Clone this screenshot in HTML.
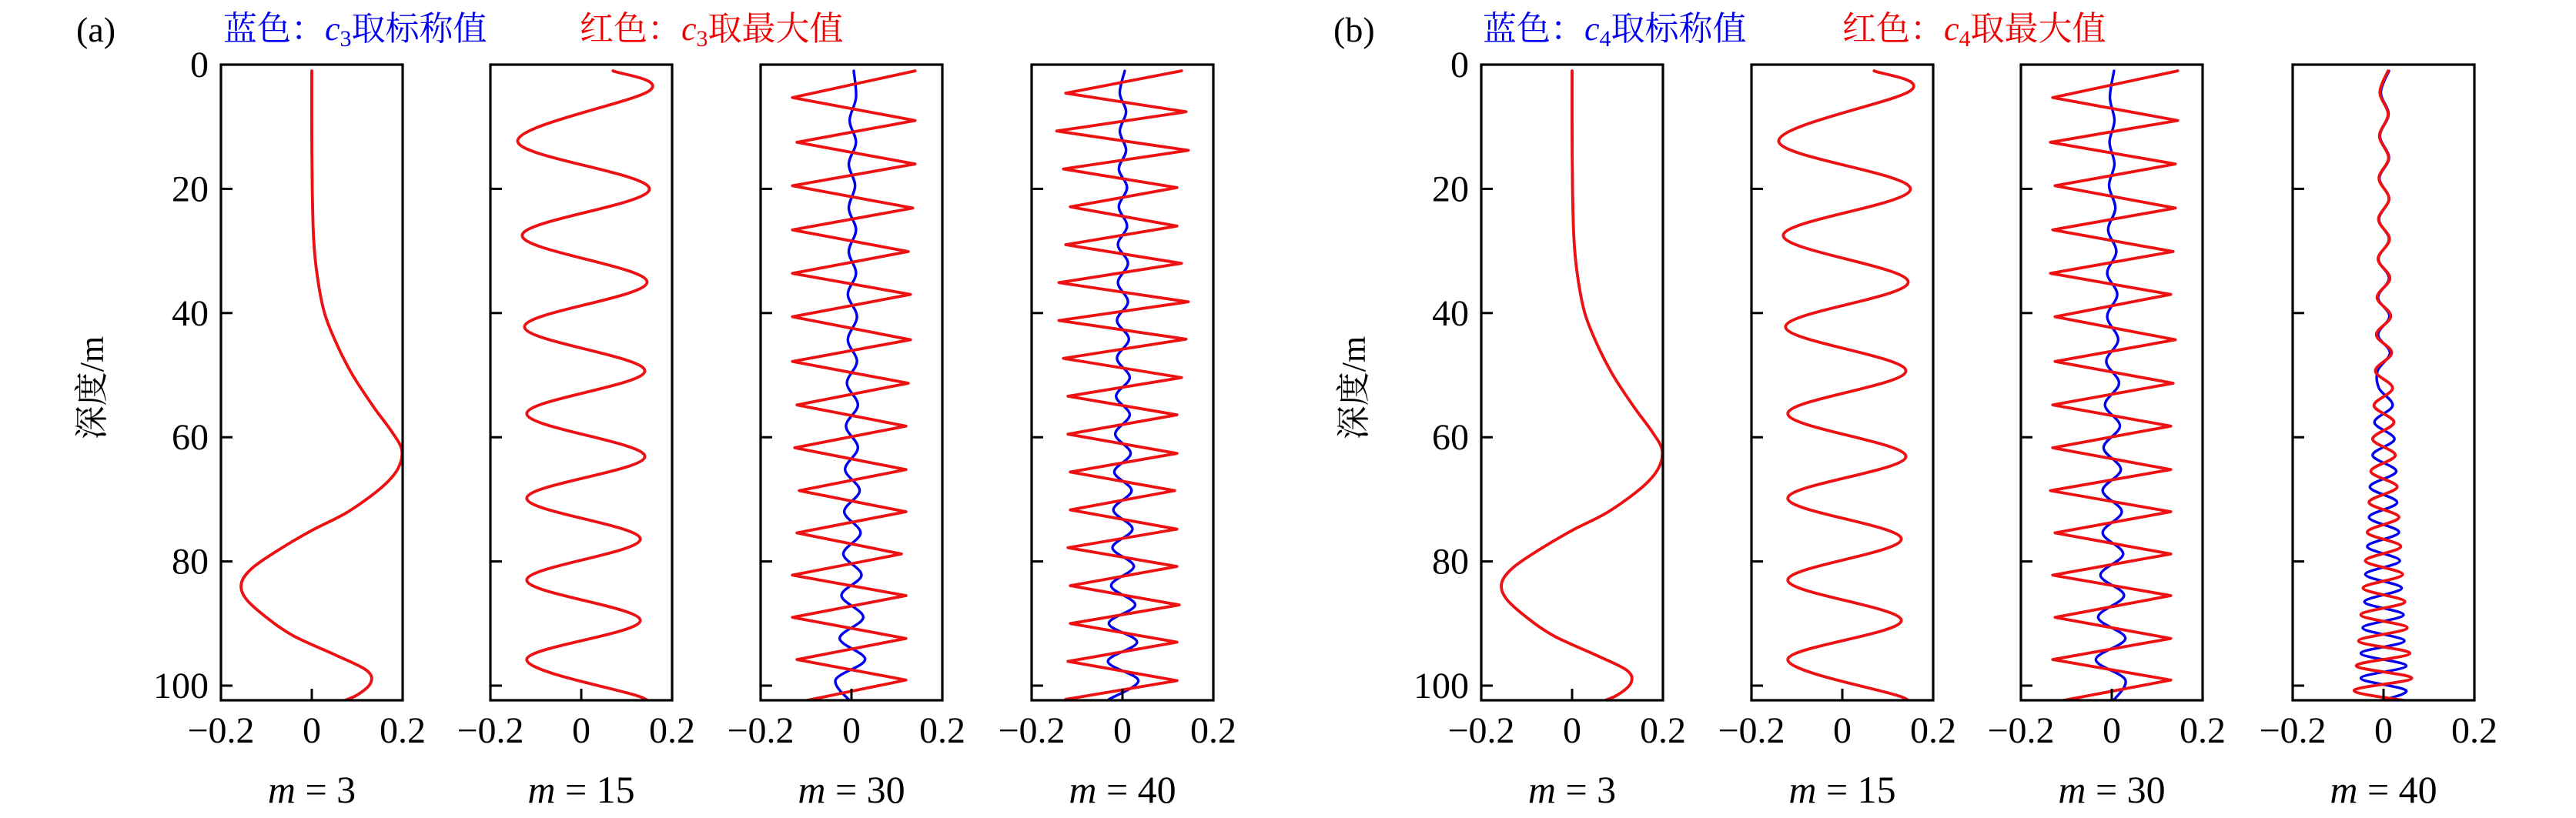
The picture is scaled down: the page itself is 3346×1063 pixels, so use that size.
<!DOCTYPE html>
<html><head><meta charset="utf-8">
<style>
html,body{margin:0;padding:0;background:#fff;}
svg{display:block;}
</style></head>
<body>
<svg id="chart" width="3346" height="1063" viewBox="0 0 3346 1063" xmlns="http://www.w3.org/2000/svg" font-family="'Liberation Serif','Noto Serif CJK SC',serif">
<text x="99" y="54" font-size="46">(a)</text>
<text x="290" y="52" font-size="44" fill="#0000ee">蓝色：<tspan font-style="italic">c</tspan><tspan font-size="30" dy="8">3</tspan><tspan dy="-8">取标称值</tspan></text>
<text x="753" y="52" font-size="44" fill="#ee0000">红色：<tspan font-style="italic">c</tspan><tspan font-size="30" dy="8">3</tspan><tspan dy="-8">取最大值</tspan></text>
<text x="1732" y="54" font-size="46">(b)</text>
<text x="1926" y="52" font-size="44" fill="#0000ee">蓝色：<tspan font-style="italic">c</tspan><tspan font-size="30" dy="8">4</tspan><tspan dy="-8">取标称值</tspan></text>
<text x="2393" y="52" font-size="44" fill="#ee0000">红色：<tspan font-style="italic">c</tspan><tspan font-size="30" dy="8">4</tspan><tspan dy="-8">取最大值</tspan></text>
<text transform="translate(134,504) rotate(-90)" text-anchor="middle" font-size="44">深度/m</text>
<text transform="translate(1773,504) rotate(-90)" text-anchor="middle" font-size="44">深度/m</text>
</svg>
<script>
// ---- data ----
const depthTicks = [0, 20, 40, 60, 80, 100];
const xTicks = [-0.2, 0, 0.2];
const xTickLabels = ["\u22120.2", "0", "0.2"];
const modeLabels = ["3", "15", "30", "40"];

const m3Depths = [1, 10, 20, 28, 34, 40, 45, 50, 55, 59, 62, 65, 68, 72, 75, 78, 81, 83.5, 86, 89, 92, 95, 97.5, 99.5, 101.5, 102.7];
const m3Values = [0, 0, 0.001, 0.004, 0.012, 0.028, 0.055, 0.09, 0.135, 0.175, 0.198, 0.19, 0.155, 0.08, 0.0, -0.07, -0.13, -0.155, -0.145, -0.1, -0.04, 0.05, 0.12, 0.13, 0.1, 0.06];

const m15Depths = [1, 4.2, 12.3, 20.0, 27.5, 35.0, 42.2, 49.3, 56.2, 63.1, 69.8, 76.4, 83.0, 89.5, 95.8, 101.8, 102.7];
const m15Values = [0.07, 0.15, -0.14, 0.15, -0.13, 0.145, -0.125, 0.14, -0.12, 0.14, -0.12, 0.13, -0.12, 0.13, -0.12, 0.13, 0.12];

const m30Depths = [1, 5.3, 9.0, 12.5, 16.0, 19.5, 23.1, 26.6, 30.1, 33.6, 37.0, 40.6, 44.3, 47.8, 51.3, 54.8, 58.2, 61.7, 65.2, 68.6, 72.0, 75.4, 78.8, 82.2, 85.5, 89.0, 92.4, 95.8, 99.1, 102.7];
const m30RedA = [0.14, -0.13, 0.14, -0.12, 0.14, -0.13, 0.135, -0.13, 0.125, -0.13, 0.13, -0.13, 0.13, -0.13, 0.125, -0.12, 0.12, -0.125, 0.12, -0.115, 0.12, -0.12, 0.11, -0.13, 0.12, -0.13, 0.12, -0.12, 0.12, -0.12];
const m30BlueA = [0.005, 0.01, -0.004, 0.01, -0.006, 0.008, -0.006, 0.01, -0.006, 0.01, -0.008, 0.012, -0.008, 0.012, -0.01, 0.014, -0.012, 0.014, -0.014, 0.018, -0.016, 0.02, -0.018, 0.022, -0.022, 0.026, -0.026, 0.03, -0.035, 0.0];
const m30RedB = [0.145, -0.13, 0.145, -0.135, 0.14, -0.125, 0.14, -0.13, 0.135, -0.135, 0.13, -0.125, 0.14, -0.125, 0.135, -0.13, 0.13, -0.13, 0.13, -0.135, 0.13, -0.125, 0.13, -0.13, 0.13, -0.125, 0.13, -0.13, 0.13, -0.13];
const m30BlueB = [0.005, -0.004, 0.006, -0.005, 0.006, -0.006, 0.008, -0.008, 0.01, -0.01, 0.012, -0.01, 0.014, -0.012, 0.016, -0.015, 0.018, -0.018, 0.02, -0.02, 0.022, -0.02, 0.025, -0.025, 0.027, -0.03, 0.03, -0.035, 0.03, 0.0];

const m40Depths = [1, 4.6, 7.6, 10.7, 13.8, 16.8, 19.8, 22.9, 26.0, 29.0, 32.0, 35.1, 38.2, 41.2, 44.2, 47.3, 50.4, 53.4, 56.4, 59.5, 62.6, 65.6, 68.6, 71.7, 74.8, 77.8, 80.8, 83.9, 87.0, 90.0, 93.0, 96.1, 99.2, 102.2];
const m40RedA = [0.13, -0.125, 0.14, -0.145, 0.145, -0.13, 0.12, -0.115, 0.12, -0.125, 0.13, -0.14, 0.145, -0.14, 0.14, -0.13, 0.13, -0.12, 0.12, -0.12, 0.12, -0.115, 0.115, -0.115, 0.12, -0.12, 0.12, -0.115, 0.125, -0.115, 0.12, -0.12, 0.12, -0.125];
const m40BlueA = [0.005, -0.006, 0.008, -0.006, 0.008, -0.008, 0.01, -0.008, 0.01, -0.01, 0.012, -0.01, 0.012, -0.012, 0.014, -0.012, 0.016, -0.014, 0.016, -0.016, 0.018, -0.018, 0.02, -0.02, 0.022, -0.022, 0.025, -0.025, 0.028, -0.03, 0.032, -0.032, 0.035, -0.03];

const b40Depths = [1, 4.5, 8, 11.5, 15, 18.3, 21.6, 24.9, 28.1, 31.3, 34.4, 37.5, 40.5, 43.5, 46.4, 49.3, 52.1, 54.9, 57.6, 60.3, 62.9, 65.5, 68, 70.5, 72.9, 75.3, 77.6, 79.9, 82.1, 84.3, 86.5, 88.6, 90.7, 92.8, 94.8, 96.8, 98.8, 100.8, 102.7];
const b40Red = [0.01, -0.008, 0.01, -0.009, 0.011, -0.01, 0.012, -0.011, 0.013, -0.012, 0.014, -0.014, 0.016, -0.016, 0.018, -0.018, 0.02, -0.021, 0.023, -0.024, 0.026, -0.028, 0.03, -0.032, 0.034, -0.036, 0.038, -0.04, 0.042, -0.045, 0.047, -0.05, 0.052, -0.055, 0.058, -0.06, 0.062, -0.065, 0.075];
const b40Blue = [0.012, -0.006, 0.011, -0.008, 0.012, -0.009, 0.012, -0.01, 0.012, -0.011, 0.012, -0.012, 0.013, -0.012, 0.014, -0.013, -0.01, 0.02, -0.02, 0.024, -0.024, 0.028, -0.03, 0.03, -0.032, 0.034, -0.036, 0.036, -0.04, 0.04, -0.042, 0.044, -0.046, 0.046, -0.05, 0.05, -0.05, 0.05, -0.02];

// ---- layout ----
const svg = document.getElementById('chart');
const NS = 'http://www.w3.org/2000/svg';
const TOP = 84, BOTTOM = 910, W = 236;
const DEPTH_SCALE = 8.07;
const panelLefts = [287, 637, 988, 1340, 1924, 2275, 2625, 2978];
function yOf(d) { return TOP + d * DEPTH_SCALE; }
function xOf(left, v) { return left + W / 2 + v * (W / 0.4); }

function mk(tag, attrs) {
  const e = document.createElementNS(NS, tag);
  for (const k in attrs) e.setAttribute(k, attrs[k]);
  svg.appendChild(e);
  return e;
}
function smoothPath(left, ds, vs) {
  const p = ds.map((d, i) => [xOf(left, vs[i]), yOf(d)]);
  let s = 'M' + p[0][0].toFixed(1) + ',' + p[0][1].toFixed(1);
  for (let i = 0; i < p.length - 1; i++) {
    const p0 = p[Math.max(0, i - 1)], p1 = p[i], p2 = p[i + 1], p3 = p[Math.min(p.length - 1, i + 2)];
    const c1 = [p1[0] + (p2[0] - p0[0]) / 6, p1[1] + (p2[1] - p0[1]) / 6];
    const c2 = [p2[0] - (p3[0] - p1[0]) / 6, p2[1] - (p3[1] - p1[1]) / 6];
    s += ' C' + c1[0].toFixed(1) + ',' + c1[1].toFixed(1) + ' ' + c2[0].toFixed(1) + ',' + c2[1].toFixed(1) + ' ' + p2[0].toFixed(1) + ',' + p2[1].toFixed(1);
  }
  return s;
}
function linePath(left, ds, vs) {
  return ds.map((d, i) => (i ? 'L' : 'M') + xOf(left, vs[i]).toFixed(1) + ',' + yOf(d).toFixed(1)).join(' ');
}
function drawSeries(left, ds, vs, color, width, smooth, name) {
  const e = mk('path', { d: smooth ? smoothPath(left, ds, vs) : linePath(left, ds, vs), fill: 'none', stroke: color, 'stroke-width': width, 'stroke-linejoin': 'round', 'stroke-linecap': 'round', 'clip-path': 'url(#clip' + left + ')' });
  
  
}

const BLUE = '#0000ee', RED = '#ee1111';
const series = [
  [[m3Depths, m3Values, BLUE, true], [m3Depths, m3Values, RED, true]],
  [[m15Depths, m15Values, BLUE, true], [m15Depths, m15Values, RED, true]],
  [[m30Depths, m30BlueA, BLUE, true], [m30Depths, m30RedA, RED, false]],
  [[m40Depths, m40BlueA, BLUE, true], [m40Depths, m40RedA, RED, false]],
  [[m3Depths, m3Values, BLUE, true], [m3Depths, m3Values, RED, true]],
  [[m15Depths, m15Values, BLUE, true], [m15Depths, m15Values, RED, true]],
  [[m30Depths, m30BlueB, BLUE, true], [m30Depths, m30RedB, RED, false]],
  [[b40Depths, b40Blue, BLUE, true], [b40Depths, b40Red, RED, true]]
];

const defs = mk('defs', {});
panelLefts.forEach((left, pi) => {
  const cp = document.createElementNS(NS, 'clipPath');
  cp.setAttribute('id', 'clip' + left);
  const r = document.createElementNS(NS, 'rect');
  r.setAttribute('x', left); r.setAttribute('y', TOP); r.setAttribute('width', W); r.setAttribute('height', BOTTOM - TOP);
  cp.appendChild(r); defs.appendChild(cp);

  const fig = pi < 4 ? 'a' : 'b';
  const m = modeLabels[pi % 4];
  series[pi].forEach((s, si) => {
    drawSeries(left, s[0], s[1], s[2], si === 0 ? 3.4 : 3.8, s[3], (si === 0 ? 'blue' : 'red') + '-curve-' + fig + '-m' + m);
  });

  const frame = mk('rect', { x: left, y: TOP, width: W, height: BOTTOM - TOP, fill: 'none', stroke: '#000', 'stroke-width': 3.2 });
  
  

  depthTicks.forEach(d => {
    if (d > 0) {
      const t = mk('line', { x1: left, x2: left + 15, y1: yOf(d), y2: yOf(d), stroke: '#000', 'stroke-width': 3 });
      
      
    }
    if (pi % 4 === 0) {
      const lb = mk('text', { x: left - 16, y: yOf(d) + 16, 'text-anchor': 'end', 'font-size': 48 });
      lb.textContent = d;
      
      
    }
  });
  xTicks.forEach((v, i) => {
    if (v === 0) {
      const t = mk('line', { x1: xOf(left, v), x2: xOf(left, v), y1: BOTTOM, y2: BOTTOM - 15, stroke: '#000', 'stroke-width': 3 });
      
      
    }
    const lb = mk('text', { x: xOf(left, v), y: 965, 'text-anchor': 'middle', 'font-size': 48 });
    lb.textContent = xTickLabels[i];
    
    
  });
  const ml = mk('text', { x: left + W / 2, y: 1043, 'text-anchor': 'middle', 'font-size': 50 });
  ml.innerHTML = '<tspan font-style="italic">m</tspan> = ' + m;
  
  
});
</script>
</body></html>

----

Written request | Choose all lines containing the string "size" and copy them out.

Task result |
The picture is scaled down: the page itself is 3346×1063 pixels, so use that size.
<text x="99" y="54" font-size="46">(a)</text>
<text x="290" y="52" font-size="44" fill="#0000ee">蓝色：<tspan font-style="italic">c</tspan><tspan font-size="30" dy="8">3</tspan><tspan dy="-8">取标称值</tspan></text>
<text x="753" y="52" font-size="44" fill="#ee0000">红色：<tspan font-style="italic">c</tspan><tspan font-size="30" dy="8">3</tspan><tspan dy="-8">取最大值</tspan></text>
<text x="1732" y="54" font-size="46">(b)</text>
<text x="1926" y="52" font-size="44" fill="#0000ee">蓝色：<tspan font-style="italic">c</tspan><tspan font-size="30" dy="8">4</tspan><tspan dy="-8">取标称值</tspan></text>
<text x="2393" y="52" font-size="44" fill="#ee0000">红色：<tspan font-style="italic">c</tspan><tspan font-size="30" dy="8">4</tspan><tspan dy="-8">取最大值</tspan></text>
<text transform="translate(134,504) rotate(-90)" text-anchor="middle" font-size="44">深度/m</text>
<text transform="translate(1773,504) rotate(-90)" text-anchor="middle" font-size="44">深度/m</text>
      const lb = mk('text', { x: left - 16, y: yOf(d) + 16, 'text-anchor': 'end', 'font-size': 48 });
    const lb = mk('text', { x: xOf(left, v), y: 965, 'text-anchor': 'middle', 'font-size': 48 });
  const ml = mk('text', { x: left + W / 2, y: 1043, 'text-anchor': 'middle', 'font-size': 50 });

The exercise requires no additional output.